Borrar todo deseo, todo pensamiento que lleve referencia al futuro. Llenarse del presente. Por eso, pongo ahora el minutero de cocina para que él se encargue del después de los treinta minutos de gimnasia.
El minutero. Oír cómo avanza, inexorablemente, sin repetirse, machacando los segundos, sin piedad por el tiempo, mi tiempo de vida, lo único que realmente poseo. No vuelve nunca atrás. Golpe que da, golpe dado. No se repite, no admite recuperación. Y sigue martilleando mis oídos y mi cerebro sin aportar un gramo de sentido.
No se detiene el minutero. Como el tiempo gobernado por la inexorable bola de tierra, a cuyo borde navegamos, y que rueda sobre su órbita a 300 kilómetros por segundo. (Sin contar la rotación, ni los movimientos del sistema solar, ni de la galaxia, ni de la expansión del universo. Pero de nada de eso nos damos cuenta. ¿Movimientos hacia dónde? Tampoco nos importa mucho. Sí que sabemos, y eso nos importa mucho, que mientras la bola avanza sin fin y sin fin, nuestro tiempo biológico se despliega hacia el término inexorable e indeterminado de nuestra carrera).
Nada vuelve atrás. En lo que ahora pienso es en este tiempo. El que el artificio chirriante del minutero rompe en pedazos como un vaso de cristal precioso. Las horas de nuestro tiempo biológico se desmenuzan en fragmentos vacíos sin sentido.
Sólo las ideas que fabrica el cerebro llenan de sentido al átomo temporal que es el instante. Mi placer personal, el crear ideas. El mayor. Crear ideas para qué, si no es para compartirlas. Para hacerse la ilusión de ofrecerlas a otros, que a su vez te regalarán un fragmento de su vida, de su tiempo, leyéndote u oyéndote, movilizando su cerebro para poner sus ideas en sincronía con las tuyas. (¡Pero tengo que aprender a desterrar las ideas durante esta media hora de ejercicio!).

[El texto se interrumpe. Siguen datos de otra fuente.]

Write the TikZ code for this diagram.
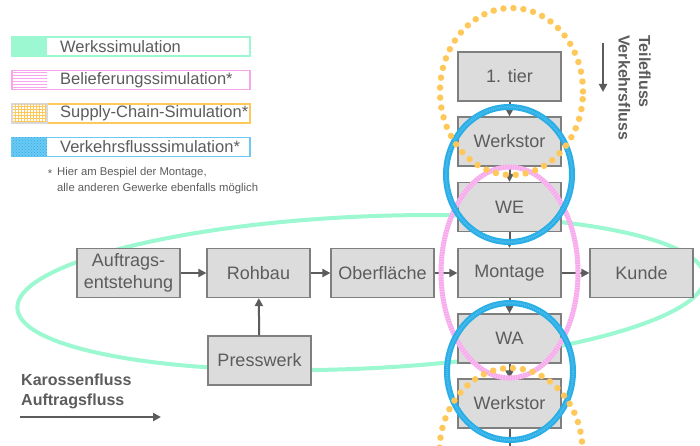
\documentclass[tikz,border=0pt]{standalone}
\usepackage{fontspec}
\setmainfont{Liberation Sans}
\usetikzlibrary{arrows.meta,patterns}
\definecolor{txt}{HTML}{5C5C5C}
\definecolor{boxfill}{HTML}{DCDCDC}
\definecolor{boxline}{HTML}{7F7F7F}
\definecolor{mint}{HTML}{9CF8D0}
\definecolor{pinkc}{HTML}{F7A6EC}
\definecolor{bluec}{HTML}{2AAEE6}
\definecolor{bluel}{HTML}{6CC9F3}
\definecolor{orangec}{HTML}{FFC85A}
\definecolor{swgray}{HTML}{D8D8D8}
\begin{document}
\begin{tikzpicture}[x=1pt,y=1pt,
  blk/.style={draw=boxline,fill=boxfill,line width=1.2pt,minimum width=103pt,minimum height=49pt,inner sep=0pt,text=txt,font=\fontsize{18}{22}\selectfont,align=center},
  flow/.style={draw=txt,line width=2pt,-{Triangle[length=8pt,width=8pt]}},
  legframe/.style={line width=1.3pt,fill=white},
  legtext/.style={anchor=west,inner sep=0pt,text=txt,font=\fontsize{16.5}{20}\selectfont},
  greenring/.style={draw=mint,line width=4pt},
  pinkring/.style={draw=pinkc,line width=5pt},
  pinkstripe/.style={draw=white,line width=5pt,opacity=0.3,dash pattern=on 1pt off 1.5pt},
  bluering/.style={draw=bluec,line width=6pt},
  bluestripe/.style={draw=bluel,line width=2pt,opacity=0.6,dash pattern=on 1pt off 1pt},
  orangering/.style={draw=orangec,line width=6.5pt,line cap=round,dash pattern=on 0pt off 10pt},
  flowlabel/.style={inner sep=0pt,text=txt,font=\bfseries\fontsize{16}{20.5}\selectfont,align=left}
]
\useasboundingbox (0,0) rectangle (700,445);
\clip (0,0) rectangle (700,445);

% Werkssimulation ring (behind boxes)
\draw[greenring, rotate around={2.6:(361,152.4)}] (361,152.4) ellipse [x radius=344pt, y radius=76pt];

% Legend
\draw[legframe,draw=mint] (12,389) rectangle (250,408);
\fill[mint] (12,389) rectangle (47,408);
\node[legtext] (l1) at (60,398.5) {Werkssimulation};

\draw[legframe,draw=pinkc] (12,355.5) rectangle (250,374.5);
\fill[pattern=horizontal lines,pattern color=pinkc] (13,356.5) rectangle (47,373.5);
\node[legtext] (l2) at (60,365) {Belieferungssimulation*};

\draw[legframe,draw=orangec] (12,322) rectangle (250,341);
\draw[draw=swgray,line width=1.3pt,fill=white] (12,322) rectangle (47,341);
\fill[pattern=grid,pattern color=orangec] (13,323) rectangle (46,340);
\node[legtext] (l3) at (60,331.5) {Supply-Chain-Simulation*};

\draw[legframe,draw=bluel] (12,288.5) rectangle (250,307.5);
\fill[bluel] (12,288.5) rectangle (47,307.5);
\fill[pattern=crosshatch dots,pattern color=bluec] (12,288.5) rectangle (47,307.5);
\node[legtext] (l4) at (60,298) {Verkehrsflusssimulation*};

\node[inner sep=0pt,text=txt,font=\fontsize{11.3}{13}\selectfont] (star) at (50,271) {*};
\node[anchor=west,inner sep=0pt,align=left,text=txt,font=\fontsize{11.3}{16}\selectfont] (note) at (57,264) {Hier am Bespiel der Montage,\\alle anderen Gewerke ebenfalls möglich};

% Boxes
\node[blk] (auf) at (128.5,172) {Auftrags-\\entstehung};
\node[blk] (roh) at (258.5,172) {Rohbau};
\node[blk] (obe) at (382.5,172) {Oberfläche};
\node[blk] (mon) at (509.5,172) {Montage};
\node[blk] (kun) at (641.5,172) {Kunde};
\node[blk] (pre) at (259.5,84.5) {Presswerk};
\node[blk] (tie) at (509.5,368.5) {1. tier};
\node[blk] (ws1) at (509.5,303.5) {Werkstor};
\node[blk] (we)  at (509.5,238) {WE};
\node[blk] (wa)  at (509.5,106.5) {WA};
\node[blk] (ws2) at (509.5,41.5) {Werkstor};
\coordinate (out) at (509.5,-14);

% Connectors
\draw[flow] (auf) -- (roh);
\draw[flow] (roh) -- (obe);
\draw[flow] (obe) -- (mon);
\draw[flow] (mon) -- (kun);
\draw[flow] (pre) -- (roh);
\draw[flow] (tie) -- (ws1);
\draw[flow] (ws1) -- (we);
\draw[flow] (we) -- (mon);
\draw[flow] (mon) -- (wa);
\draw[flow] (wa) -- (ws2);
\draw[flow] (ws2) -- (out);

% Belieferungssimulation
\draw[pinkring] (509.5,172.5) ellipse [x radius=68.5pt, y radius=105.5pt];
\draw[pinkstripe] (509.5,172.5) ellipse [x radius=68.5pt, y radius=105.5pt];

% Verkehrsflusssimulation
\draw[bluering] (509,270.5) ellipse [x radius=63pt, y radius=67.5pt];
\draw[bluestripe] (509,270.5) ellipse [x radius=63pt, y radius=67.5pt];
\draw[bluering] (510,73.5) ellipse [x radius=63pt, y radius=68.5pt];
\draw[bluestripe] (510,73.5) ellipse [x radius=63pt, y radius=68.5pt];

% Supply-Chain-Simulation
\draw[orangering] (511.5,353.5) ellipse [x radius=71.5pt, y radius=83.5pt];
\draw[orangering] (511,-6.5) ellipse [x radius=71.5pt, y radius=83.5pt];

% Flow legends
\node[flowlabel,anchor=west] (kaf) at (21,53.5) {Karossenfluss\\Auftragsfluss};
\coordinate (ka) at (20,28);
\coordinate (kb) at (161,28);
\draw[flow] (ka) -- (kb);

\node[flowlabel,rotate=-90,anchor=north west] (tvf) at (651,410) {Teilefluss\\Verkehrsfluss};
\coordinate (ta) at (603,402);
\coordinate (tb) at (603,353);
\draw[flow] (ta) -- (tb);
\end{tikzpicture}
\end{document}
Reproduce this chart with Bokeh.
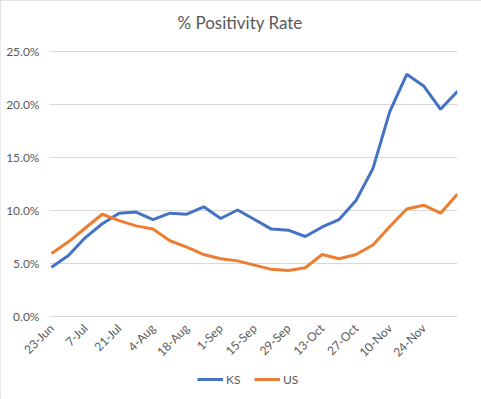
from bokeh.plotting import figure
from bokeh.models import Range1d, FixedTicker, PrintfTickFormatter, Legend, LegendItem
from bokeh.embed import file_html
from bokeh.resources import INLINE

dates = ["23-Jun", "30-Jun", "7-Jul", "14-Jul", "21-Jul", "28-Jul", "4-Aug", "11-Aug",
         "18-Aug", "25-Aug", "1-Sep", "8-Sep", "15-Sep", "22-Sep", "29-Sep", "6-Oct",
         "13-Oct", "20-Oct", "27-Oct", "3-Nov", "10-Nov", "17-Nov", "24-Nov", "1-Dec", "8-Dec"]
ks = [4.6, 5.7, 7.4, 8.7, 9.7, 9.8, 9.1, 9.7, 9.6, 10.3, 9.2, 10.0, 9.1, 8.2, 8.1, 7.5,
      8.4, 9.1, 10.9, 13.9, 19.3, 22.8, 21.7, 19.5, 21.2]
us = [5.9, 7.0, 8.3, 9.6, 9.0, 8.5, 8.2, 7.1, 6.5, 5.8, 5.4, 5.2, 4.8, 4.4, 4.3, 4.55,
      5.8, 5.4, 5.8, 6.7, 8.45, 10.1, 10.45, 9.7, 11.5]
tick_labels = ["23-Jun", "7-Jul", "21-Jul", "4-Aug", "18-Aug", "1-Sep", "15-Sep",
               "29-Sep", "13-Oct", "27-Oct", "10-Nov", "24-Nov"]
y_ticks = [0, 5, 10, 15, 20, 25]

FONT = "Lato"
GREY = "#595959"
GRID = "#D9D9D9"

x = list(range(len(dates)))
tick_pos = [dates.index(t) for t in tick_labels]

# The frame covers almost the whole canvas so the axis labels (drawn at fixed
# locations inside it) and the legend are not clipped.
p = figure(width=481, height=399, output_backend="svg", toolbar_location=None,
           x_range=Range1d(-3.015, len(dates) - 1), y_range=Range1d(-7.5, 25.99057),
           min_border_left=0, min_border_right=24, min_border_top=40, min_border_bottom=4,
           title="% Positivity Rate")
p.outline_line_color = None
p.background_fill_color = "white"
p.border_fill_color = "white"
p.styles = {"outline": "1px solid #D9D9D9", "outline-offset": "-1px"}

p.title.align = "left"
p.title.offset = 177
p.title.text_font = FONT
p.title.text_font_size = "17px"
p.title.text_font_style = "normal"
p.title.text_color = GREY
p.title.standoff = 16

r1 = p.line(x, ks, line_color="#4472C4", line_width=3)
r2 = p.line(x, us, line_color="#ED7D31", line_width=3)

p.xgrid.grid_line_color = None
p.ygrid.ticker = FixedTicker(ticks=y_ticks)
p.ygrid.grid_line_color = GRID
p.ygrid.bounds = (y_ticks[0], y_ticks[-1])
p.ygrid.cross_bounds = (x[0] - 0.12, x[-1])

p.yaxis.fixed_location = x[0] - 0.12
p.yaxis.ticker = FixedTicker(ticks=y_ticks)
p.yaxis.formatter = PrintfTickFormatter(format="%.1f%%")
p.yaxis.axis_line_color = None
p.yaxis.major_tick_line_color = None
p.yaxis.minor_tick_line_color = None
p.yaxis.major_tick_out = 0
p.yaxis.major_label_standoff = 10
p.yaxis.major_label_text_font = FONT
p.yaxis.major_label_text_font_size = "12px"
p.yaxis.major_label_text_color = GREY

p.xaxis.fixed_location = 0
p.xaxis.ticker = FixedTicker(ticks=tick_pos)
p.xaxis.major_label_overrides = {pos: lab for pos, lab in zip(tick_pos, tick_labels)}
p.xaxis.major_label_orientation = 0.785398
p.xaxis.axis_line_color = None
p.xaxis.major_tick_line_color = None
p.xaxis.minor_tick_line_color = None
p.xaxis.major_tick_out = 0
p.xaxis.major_label_standoff = 10
p.xaxis.major_label_text_font = FONT
p.xaxis.major_label_text_font_size = "12px"
p.xaxis.major_label_text_color = GREY

legend = Legend(items=[LegendItem(label="KS", renderers=[r1]),
                       LegendItem(label="US", renderers=[r2])],
                orientation="horizontal", location=(197, 8))
legend.border_line_color = None
legend.background_fill_alpha = 0
legend.label_text_font = FONT
legend.label_text_font_size = "12px"
legend.label_text_color = GREY
legend.glyph_width = 26
legend.glyph_height = 16
legend.label_standoff = 3
legend.spacing = 8
legend.padding = 0
legend.margin = 0
p.add_layout(legend, "center")

open("out.html", "w").write(file_html(p, INLINE))
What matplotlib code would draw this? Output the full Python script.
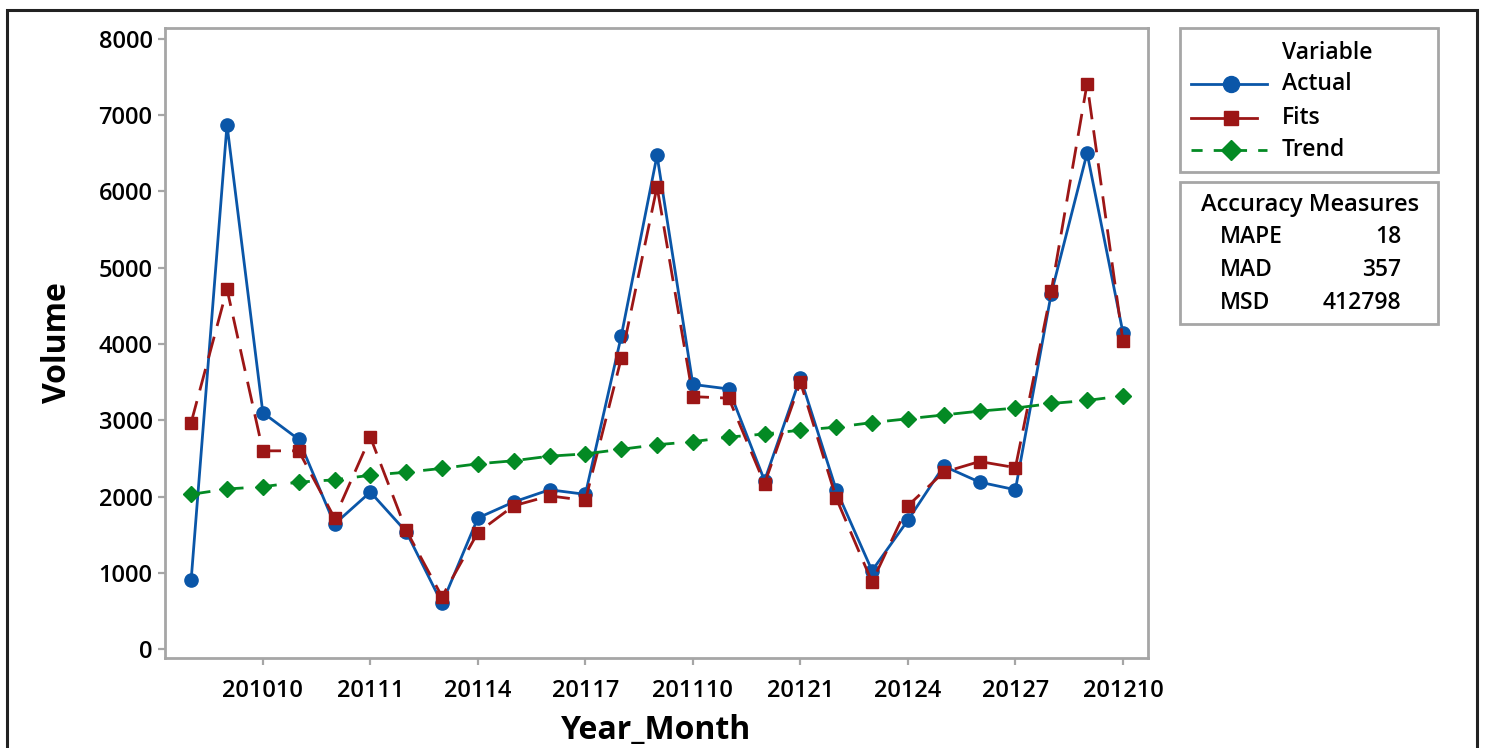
import matplotlib
matplotlib.use("Agg")
import matplotlib.pyplot as plt
from matplotlib.lines import Line2D
from matplotlib.patches import Rectangle

plt.rcParams['font.family'] = ['Open Sans', 'DejaVu Sans']

# data
months = list(range(1, 28))  # 201008 .. 201210
tick_pos = [3, 6, 9, 12, 15, 18, 21, 24, 27]
tick_labels = ["201010", "20111", "20114", "20117", "201110",
               "20121", "20124", "20127", "201210"]
actual = [910, 6870, 3100, 2750, 1640, 2060, 1540, 600, 1720, 1930, 2090, 2030,
          4100, 6470, 3470, 3410, 2210, 3560, 2090, 1030, 1690, 2400, 2190, 2090,
          4660, 6500, 4150]
fits = [2970, 4720, 2600, 2600, 1720, 2780, 1560, 690, 1530, 1880, 2010, 1950,
        3810, 6060, 3310, 3290, 2170, 3500, 1980, 880, 1880, 2320, 2460, 2380,
        4690, 7410, 4040]
trend = [2030, 2100, 2130, 2190, 2220, 2280, 2320, 2370, 2430, 2470, 2530, 2560,
         2620, 2680, 2720, 2780, 2820, 2870, 2910, 2970, 3020, 3070, 3120, 3160,
         3220, 3260, 3320]
measures = ["MAPE", "MAD", "MSD"]
measure_vals = ["18", "357", "412798"]

BLUE = "#0a56a8"
RED = "#9c1616"
GREEN = "#038a24"
FRAME = "#a6a6a6"

W, H = 1485, 748
fig = plt.figure(figsize=(W / 100, H / 100), dpi=100)


def fx(px):
    return px / W


def fy(py):
    return 1 - py / H


ax = fig.add_axes([fx(165), fy(658), fx(1148) - fx(165), fy(28) - fy(658)])

ax.plot(months, actual, color=BLUE, lw=2, marker="o", ms=9.5, zorder=3)
ax.plot(months, fits, color=RED, lw=2, ls=(0, (8, 4)), marker="s", ms=8.5, zorder=4)
ax.plot(months, trend, color=GREEN, lw=2, ls=(0, (7, 5)), marker="D", ms=8.5, zorder=5)

ax.set_xlim(0.27, 27.7)
ax.set_ylim(-114, 8139)
ax.set_xticks(tick_pos)
ax.set_xticklabels(tick_labels)
ax.set_yticks(range(0, 8001, 1000))
for s in ax.spines.values():
    s.set_color(FRAME)
    s.set_linewidth(2)
ax.tick_params(colors=FRAME, width=1.6, length=5, pad=4, labelcolor="black",
               labelsize=17)
ax.tick_params(axis="x", pad=10)
for lab in ax.get_xticklabels() + ax.get_yticklabels():
    lab.set_fontweight("semibold")
ax.set_xlabel("Year_Month", fontsize=23, fontweight="bold", labelpad=8)
ax.set_ylabel("Volume", fontsize=23, fontweight="bold", labelpad=18)

# outer border
fig.patches.append(Rectangle((fx(7), fy(760)), fx(1477) - fx(7), fy(10) - fy(760),
                             transform=fig.transFigure, fill=False,
                             edgecolor="#222222", lw=2.2))

# legend box
fig.patches.append(Rectangle((fx(1180), fy(172)), fx(1438) - fx(1180), fy(28) - fy(172),
                             transform=fig.transFigure, fill=False,
                             edgecolor=FRAME, lw=2))
fig.text(fx(1282), fy(53), "Variable", fontsize=16.5, fontweight="semibold",
         va="center", ha="left")
rows = [("Actual", BLUE, "-", "o", 9.5, 84, 1267),
        ("Fits", RED, "-", "s", 8.5, 118, 1257),
        ("Trend", GREEN, (0, (4, 4)), "D", 8.5, 150, 1267)]
for name, col, ls, mk, ms, y, xend in rows:
    fig.lines.append(Line2D([fx(1191), fx(xend)], [fy(y), fy(y)], transform=fig.transFigure,
                            color=col, lw=2, ls=ls))
    fig.lines.append(Line2D([fx(1231)], [fy(y)], transform=fig.transFigure,
                            color=col, marker=mk, ms=ms + 2, ls="none"))
    fig.text(fx(1282), fy(y), name, fontsize=16.5, fontweight="semibold",
             va="center", ha="left")

# accuracy measures box
fig.patches.append(Rectangle((fx(1180), fy(324)), fx(1438) - fx(1180), fy(182) - fy(324),
                             transform=fig.transFigure, fill=False,
                             edgecolor=FRAME, lw=2))
fig.text(fx(1310), fy(205), "Accuracy Measures", fontsize=17, fontweight="semibold",
         va="center", ha="center")
for i, (m, v) in enumerate(zip(measures, measure_vals)):
    y = 237 + i * 33
    fig.text(fx(1220), fy(y), m, fontsize=16.5, fontweight="semibold", va="center", ha="left")
    fig.text(fx(1401), fy(y), v, fontsize=16.5, fontweight="semibold", va="center", ha="right")

fig.savefig("out.png", dpi=100)
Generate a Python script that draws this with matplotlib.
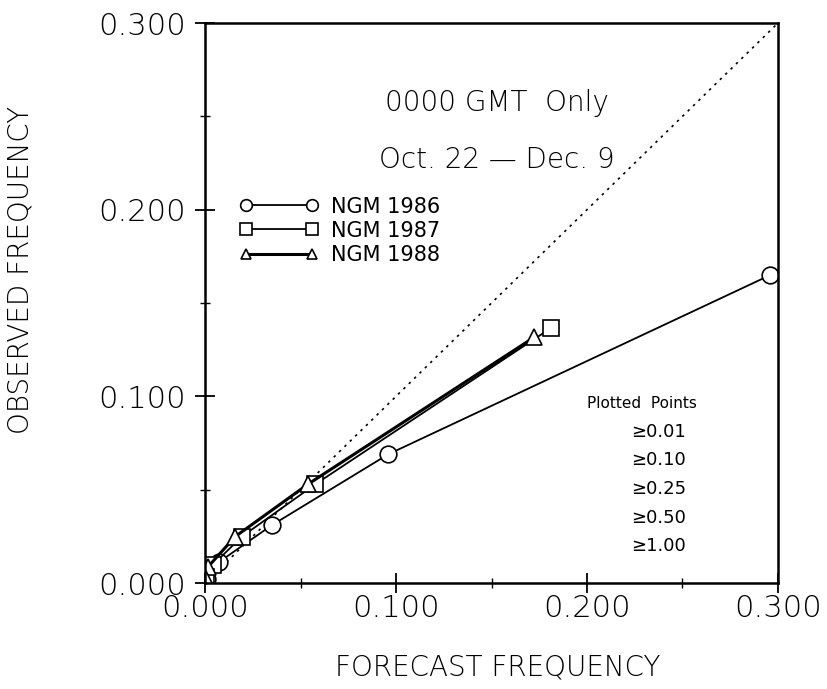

Espacio vacío para modularlo con la aritmética del ritmo. Sólo los ritmos pegan los pedazos del tiempo roto en añicos. Sin pensar en nada, el ritmo militar, con su aritmética, uno-dos-tres, polariza y reorienta las limaduras del tiempo. Da sentido al ir viviendo. Curiosa manera de recomponer el tiempo en una aparente estulticia. De ello se dieron cuenta los militares para descerebrar los soldados en los desfiles. Imponerle ritmos al cerebro. Es una curiosa manera, pero útil, para desviar la atención de la fatiga y el dolor físico. Imponer ritmos a la vida, y a sus días, sirve para amueblar el vacío de nuestras existencias. Que se lo pregunten a los empleados de una empresa. O a Kant. Ritmar los días es buen consejo para jubilados en lucha con el ectoplasma del tiempo.
Pero, además, están ahí los ritmos musicales, que también agregan los pedacitos de tiempo. El ritmo musical acapara nuestra biología entera, aborda los arcanos del sistema límbico y lo enciende con los sentimientos. Y de ahí se derrama el ritmo en catarata por el soma entero, del corazón a los riñones.
La música es esa pretensión, probablemente, seguramente, ilusoria de orden total y de belleza y de armonía. Una de nuestras búsquedas fundamentales. Tanto es así que en los ritmos musicales ahogamos muchos pesares profundos y ansiedades del alma.
El tiempo, nuestra sustancia, se desgrana sin conmiseración. Por momentos, el fogonazo de una idea moviliza grupos de neuronas, los sentimientos se encienden y los ritmos recomponen nuestros relojes biológicos, dando sentidos instantáneos y fragmentarios a la ciega y rápida carrera del vivir.